Eketorp is an old ring-fort from the Iron Age situated on the island of Öland on the south-east coast of Sweden. The original keep was built around the year 400 AD during a period when the inhabitants had close relationships with the Roman Empire. A theory is that these castles were a place where people gathered for religious reasons but at the same time it protected the surrounding inhabitants of enemy attacks. Why they built them circular has been a topic of discussion but the reason is most likely that since it was built in open terrain it made it easier to defend against attacks from all sides.

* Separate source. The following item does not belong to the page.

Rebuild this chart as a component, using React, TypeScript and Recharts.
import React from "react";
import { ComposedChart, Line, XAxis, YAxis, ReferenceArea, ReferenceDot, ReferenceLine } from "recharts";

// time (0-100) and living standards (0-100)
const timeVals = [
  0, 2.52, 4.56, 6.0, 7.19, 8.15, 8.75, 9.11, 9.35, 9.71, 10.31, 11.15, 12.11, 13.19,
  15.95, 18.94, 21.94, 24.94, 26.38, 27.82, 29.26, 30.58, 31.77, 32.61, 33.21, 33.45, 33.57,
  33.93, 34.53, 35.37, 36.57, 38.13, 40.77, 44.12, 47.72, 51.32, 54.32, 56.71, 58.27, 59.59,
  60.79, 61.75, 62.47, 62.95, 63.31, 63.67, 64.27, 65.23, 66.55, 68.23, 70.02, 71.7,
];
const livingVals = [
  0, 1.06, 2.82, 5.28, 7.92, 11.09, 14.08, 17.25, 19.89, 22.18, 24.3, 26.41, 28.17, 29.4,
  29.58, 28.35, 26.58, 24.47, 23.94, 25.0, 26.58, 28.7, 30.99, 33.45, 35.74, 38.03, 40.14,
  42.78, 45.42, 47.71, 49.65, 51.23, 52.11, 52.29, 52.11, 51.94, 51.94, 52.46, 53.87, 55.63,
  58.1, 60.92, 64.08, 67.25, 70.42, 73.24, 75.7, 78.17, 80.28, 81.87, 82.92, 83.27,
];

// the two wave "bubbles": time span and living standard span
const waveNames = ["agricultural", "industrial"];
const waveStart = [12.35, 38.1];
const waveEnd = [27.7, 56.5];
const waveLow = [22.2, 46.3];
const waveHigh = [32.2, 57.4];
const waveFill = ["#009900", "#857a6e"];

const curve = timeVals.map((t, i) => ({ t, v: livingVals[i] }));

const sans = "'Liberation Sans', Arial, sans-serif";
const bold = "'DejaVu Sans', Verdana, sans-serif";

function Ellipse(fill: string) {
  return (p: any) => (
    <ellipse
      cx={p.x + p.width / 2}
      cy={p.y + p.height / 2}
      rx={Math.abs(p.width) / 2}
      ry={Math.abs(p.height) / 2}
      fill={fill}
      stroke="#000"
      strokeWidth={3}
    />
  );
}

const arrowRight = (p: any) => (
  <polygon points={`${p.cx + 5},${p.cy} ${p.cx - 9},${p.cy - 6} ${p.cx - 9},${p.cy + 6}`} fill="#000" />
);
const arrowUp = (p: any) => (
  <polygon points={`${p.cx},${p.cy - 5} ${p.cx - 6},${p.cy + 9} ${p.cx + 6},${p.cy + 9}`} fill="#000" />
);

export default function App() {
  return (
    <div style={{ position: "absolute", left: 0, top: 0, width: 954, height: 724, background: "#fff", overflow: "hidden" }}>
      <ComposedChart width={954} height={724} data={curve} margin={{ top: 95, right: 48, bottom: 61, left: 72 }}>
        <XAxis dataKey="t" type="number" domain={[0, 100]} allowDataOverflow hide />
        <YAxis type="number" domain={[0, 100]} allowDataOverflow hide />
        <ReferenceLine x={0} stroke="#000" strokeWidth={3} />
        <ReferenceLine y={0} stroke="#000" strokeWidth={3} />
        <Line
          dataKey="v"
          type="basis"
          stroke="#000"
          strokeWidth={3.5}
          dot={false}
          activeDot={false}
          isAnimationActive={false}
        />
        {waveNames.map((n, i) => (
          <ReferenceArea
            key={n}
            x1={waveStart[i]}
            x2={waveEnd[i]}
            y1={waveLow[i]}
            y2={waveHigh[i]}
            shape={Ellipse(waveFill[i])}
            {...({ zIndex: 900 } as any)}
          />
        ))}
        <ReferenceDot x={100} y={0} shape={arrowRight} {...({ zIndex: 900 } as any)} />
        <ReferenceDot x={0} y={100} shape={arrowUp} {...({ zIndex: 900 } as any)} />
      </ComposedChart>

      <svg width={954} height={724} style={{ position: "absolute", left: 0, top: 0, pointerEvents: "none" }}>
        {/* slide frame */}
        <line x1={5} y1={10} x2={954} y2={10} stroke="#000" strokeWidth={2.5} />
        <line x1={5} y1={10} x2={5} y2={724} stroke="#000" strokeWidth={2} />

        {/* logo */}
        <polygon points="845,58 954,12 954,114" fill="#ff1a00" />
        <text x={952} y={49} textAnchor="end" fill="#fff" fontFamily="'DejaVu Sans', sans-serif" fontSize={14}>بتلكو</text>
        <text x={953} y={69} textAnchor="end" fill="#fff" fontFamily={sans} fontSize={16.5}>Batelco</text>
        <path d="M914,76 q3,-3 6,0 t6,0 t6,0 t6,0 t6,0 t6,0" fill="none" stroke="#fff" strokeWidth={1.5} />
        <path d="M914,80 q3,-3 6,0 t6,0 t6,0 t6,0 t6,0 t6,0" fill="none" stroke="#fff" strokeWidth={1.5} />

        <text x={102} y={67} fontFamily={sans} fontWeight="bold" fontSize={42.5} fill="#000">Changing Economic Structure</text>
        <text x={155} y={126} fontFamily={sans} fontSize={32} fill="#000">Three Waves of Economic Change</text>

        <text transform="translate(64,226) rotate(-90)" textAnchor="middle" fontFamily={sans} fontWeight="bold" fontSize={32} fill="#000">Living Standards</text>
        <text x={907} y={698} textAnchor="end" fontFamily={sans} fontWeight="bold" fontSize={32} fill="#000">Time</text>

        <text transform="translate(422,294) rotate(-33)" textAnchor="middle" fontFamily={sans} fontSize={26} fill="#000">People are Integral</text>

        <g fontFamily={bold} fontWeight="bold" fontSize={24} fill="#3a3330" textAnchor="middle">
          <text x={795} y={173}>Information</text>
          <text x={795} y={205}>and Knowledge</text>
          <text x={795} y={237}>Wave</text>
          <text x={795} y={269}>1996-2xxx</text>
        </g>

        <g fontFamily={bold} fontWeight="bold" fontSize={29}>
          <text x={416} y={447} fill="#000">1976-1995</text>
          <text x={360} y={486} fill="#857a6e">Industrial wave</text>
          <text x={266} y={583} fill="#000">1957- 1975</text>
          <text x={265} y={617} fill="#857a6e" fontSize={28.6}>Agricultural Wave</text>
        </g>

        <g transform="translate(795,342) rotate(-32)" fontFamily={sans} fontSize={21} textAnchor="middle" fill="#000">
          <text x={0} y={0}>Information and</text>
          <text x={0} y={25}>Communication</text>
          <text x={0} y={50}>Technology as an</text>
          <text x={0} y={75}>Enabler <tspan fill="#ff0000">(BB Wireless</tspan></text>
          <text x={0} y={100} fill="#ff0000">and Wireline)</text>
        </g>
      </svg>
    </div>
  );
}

The initial keep was 57 meters wide but in 500 AD it was extended to 80 metres. Findings show that buildings had been built within the walls during this time. It was abandoned during the 600s due to an unknown reason and it would take 400 years until it was used again. In the 1100s a second protective wall was erected and the structure was strengthened using timber.

During the 1900s the castle was reconstructed by the Swedish National Heritage Board and it has been used to showcase Medieval techniques and craftsmanship but also to stage Medieval battles. Eketorp is one out of 19 known prehistoric defence structures on Öland, but the only one to have been completely excavated. At Eketorp alone some 24000 different objects have been found.

Today the keep is open to the public and in the museum inside the walls many objects that were found during the large excavation in 1974 are showcased.